● **SET PROBLEM**: Exactly as written, set down the lines from the top of the entries through the line bearing "Chart.register(...registerables);", with every picture left out.
# start of ENTRIES SUPPLIED
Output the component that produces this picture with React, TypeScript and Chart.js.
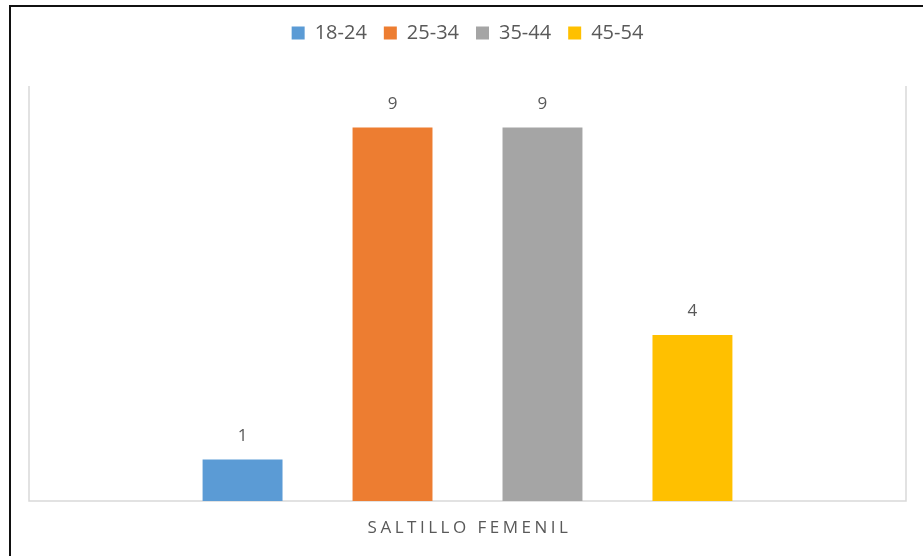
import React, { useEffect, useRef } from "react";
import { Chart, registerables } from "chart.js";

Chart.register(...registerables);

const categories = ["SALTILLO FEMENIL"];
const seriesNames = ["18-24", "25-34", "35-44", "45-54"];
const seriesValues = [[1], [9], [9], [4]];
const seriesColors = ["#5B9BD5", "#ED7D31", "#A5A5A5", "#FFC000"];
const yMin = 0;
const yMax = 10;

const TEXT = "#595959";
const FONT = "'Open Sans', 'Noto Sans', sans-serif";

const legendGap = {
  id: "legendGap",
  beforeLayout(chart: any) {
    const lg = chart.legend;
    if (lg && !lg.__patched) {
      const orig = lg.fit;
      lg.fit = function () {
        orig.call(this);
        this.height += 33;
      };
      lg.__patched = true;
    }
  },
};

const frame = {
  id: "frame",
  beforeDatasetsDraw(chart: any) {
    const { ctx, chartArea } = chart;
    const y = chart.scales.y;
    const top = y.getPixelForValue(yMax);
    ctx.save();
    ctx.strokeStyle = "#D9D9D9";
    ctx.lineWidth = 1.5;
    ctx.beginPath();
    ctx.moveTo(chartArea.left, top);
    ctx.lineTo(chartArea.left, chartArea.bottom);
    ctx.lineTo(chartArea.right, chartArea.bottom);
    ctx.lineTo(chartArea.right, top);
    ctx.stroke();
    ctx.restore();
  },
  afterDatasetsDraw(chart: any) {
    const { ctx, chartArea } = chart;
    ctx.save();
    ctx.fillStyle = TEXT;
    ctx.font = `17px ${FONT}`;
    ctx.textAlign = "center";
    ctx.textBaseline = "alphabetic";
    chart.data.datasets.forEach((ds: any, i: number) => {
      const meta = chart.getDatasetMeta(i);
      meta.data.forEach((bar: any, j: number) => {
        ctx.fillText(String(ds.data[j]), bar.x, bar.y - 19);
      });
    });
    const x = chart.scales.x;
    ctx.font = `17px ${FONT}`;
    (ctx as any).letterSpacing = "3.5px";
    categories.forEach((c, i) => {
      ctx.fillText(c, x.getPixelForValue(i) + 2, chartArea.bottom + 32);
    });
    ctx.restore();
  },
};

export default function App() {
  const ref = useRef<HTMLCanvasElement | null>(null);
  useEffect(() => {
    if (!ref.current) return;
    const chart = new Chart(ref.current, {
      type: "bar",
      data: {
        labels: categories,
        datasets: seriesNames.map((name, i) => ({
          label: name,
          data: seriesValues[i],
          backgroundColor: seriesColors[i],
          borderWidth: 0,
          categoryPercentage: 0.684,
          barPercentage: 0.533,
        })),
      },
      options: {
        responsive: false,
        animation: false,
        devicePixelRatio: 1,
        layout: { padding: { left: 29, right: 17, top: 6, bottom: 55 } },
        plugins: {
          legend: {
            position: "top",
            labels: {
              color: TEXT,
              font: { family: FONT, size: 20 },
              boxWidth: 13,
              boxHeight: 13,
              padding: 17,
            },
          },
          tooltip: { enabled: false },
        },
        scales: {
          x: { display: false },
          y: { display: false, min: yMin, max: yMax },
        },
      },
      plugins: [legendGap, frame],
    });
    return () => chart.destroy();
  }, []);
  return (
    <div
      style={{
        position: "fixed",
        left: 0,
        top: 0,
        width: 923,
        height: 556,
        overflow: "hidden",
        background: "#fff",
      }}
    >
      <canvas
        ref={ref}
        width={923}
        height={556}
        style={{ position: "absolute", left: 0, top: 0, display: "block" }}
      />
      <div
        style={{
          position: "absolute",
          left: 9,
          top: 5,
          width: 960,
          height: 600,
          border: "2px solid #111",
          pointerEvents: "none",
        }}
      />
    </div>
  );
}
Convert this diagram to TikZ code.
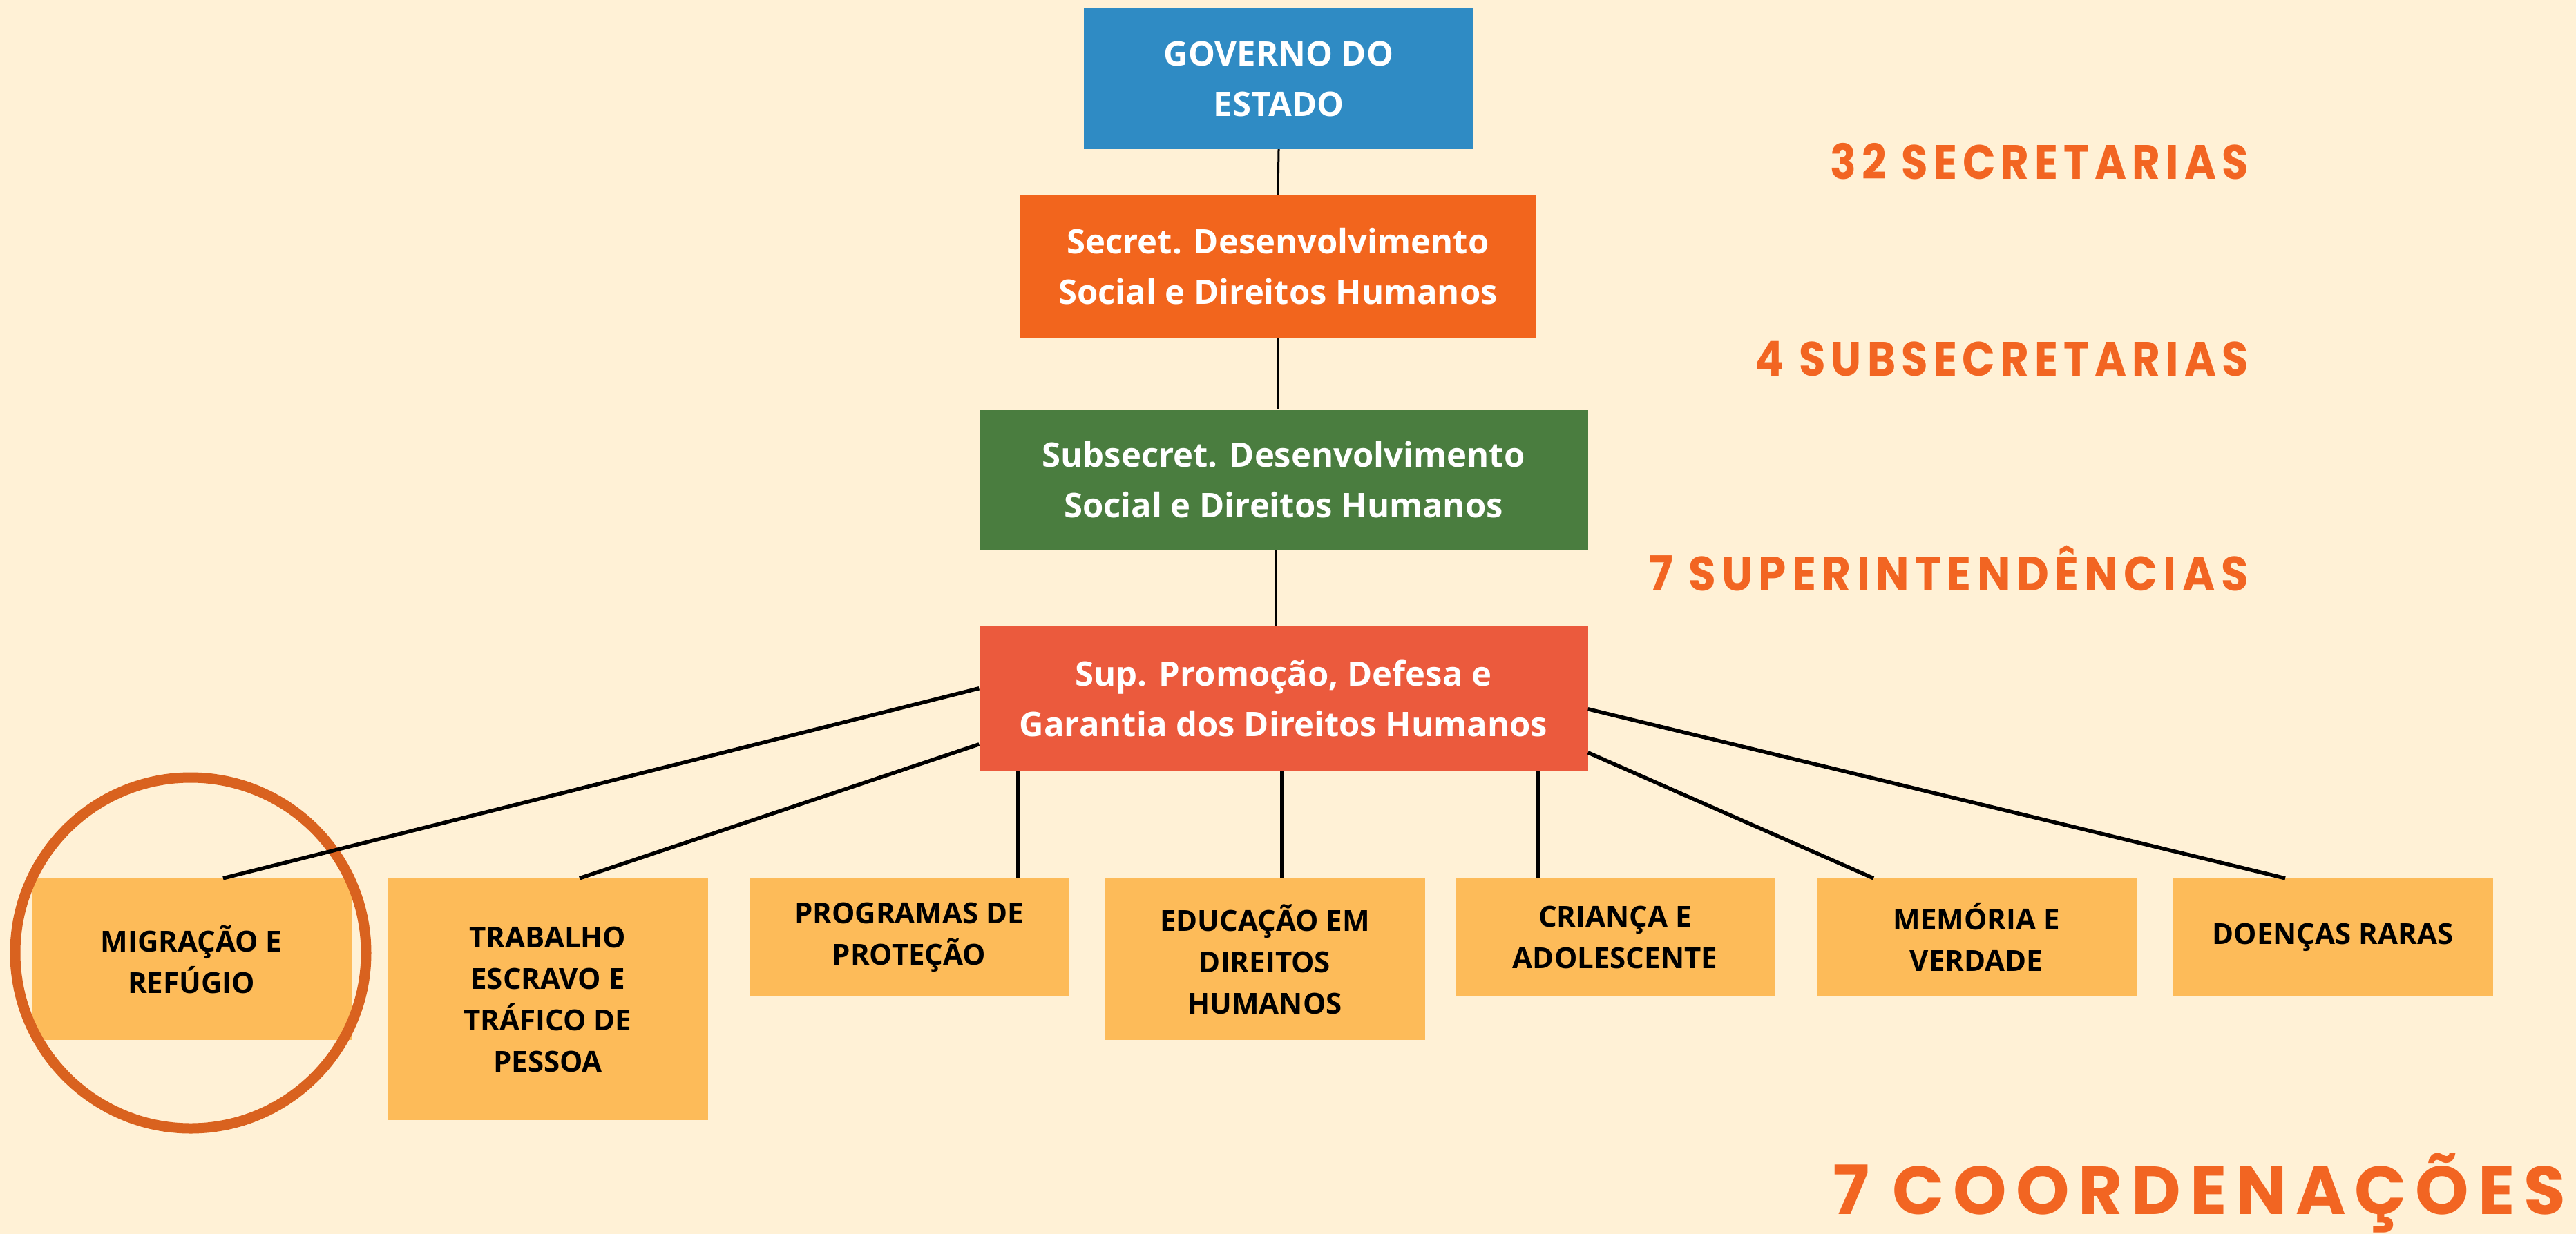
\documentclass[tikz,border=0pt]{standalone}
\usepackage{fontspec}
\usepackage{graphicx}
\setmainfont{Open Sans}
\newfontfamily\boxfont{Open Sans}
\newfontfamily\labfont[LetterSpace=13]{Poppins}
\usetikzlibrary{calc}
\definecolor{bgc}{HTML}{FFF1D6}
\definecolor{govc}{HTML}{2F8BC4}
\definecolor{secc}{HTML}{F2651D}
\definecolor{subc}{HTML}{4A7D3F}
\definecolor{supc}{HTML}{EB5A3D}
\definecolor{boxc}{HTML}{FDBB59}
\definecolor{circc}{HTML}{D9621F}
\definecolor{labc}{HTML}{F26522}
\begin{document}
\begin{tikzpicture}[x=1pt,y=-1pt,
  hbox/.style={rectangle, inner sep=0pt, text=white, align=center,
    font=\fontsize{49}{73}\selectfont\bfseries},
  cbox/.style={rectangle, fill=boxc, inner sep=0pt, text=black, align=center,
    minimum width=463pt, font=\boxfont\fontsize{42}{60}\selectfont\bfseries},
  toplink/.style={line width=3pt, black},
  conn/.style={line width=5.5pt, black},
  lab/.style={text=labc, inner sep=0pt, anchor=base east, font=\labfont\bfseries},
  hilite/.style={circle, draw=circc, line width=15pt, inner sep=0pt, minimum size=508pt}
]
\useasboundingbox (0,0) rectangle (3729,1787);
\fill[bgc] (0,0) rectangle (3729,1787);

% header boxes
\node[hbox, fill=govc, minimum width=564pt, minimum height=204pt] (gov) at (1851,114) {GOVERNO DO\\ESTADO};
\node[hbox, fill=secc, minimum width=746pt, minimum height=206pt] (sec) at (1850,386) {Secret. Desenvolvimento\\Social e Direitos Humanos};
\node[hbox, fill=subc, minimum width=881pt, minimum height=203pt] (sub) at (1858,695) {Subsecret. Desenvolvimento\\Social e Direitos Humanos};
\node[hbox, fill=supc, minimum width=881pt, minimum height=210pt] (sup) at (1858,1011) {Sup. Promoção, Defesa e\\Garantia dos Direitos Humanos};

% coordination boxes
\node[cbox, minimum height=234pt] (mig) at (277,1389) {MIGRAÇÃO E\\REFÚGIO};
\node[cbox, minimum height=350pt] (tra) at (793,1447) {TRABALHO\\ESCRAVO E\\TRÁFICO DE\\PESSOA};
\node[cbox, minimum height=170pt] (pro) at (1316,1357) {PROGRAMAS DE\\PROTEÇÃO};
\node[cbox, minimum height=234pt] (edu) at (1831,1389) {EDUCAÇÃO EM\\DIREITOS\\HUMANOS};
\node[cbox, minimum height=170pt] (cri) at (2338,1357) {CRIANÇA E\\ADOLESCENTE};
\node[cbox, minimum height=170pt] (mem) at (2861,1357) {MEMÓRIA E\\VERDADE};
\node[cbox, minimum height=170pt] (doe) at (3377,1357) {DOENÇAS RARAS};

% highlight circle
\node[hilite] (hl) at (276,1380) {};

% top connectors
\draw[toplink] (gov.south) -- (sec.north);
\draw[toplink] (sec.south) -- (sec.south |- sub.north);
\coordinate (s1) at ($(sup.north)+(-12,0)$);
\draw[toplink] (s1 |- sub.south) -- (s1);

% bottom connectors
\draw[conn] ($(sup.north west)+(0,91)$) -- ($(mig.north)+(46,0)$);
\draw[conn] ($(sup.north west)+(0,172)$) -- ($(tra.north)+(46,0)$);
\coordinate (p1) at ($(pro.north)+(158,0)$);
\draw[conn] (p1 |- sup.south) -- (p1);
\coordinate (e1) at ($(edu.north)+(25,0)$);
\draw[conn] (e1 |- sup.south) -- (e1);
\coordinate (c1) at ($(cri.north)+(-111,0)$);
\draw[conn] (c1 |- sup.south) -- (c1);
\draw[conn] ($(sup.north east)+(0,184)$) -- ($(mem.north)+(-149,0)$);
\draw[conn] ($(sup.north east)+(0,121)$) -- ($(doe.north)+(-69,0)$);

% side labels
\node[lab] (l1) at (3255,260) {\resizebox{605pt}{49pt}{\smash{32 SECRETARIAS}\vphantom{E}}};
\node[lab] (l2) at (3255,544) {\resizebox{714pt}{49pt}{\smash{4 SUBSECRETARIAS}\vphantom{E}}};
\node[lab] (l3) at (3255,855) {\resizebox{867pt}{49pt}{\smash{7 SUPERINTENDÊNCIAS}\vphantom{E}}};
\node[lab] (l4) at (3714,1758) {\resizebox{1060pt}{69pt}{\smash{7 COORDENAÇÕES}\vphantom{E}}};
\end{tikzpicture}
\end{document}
# end of ENTRIES SUPPLIED
● **COMPLETED EXERCISE**:
Output the component that produces this picture with React, TypeScript and Chart.js.
import React, { useEffect, useRef } from "react";
import { Chart, registerables } from "chart.js";

Chart.register(...registerables);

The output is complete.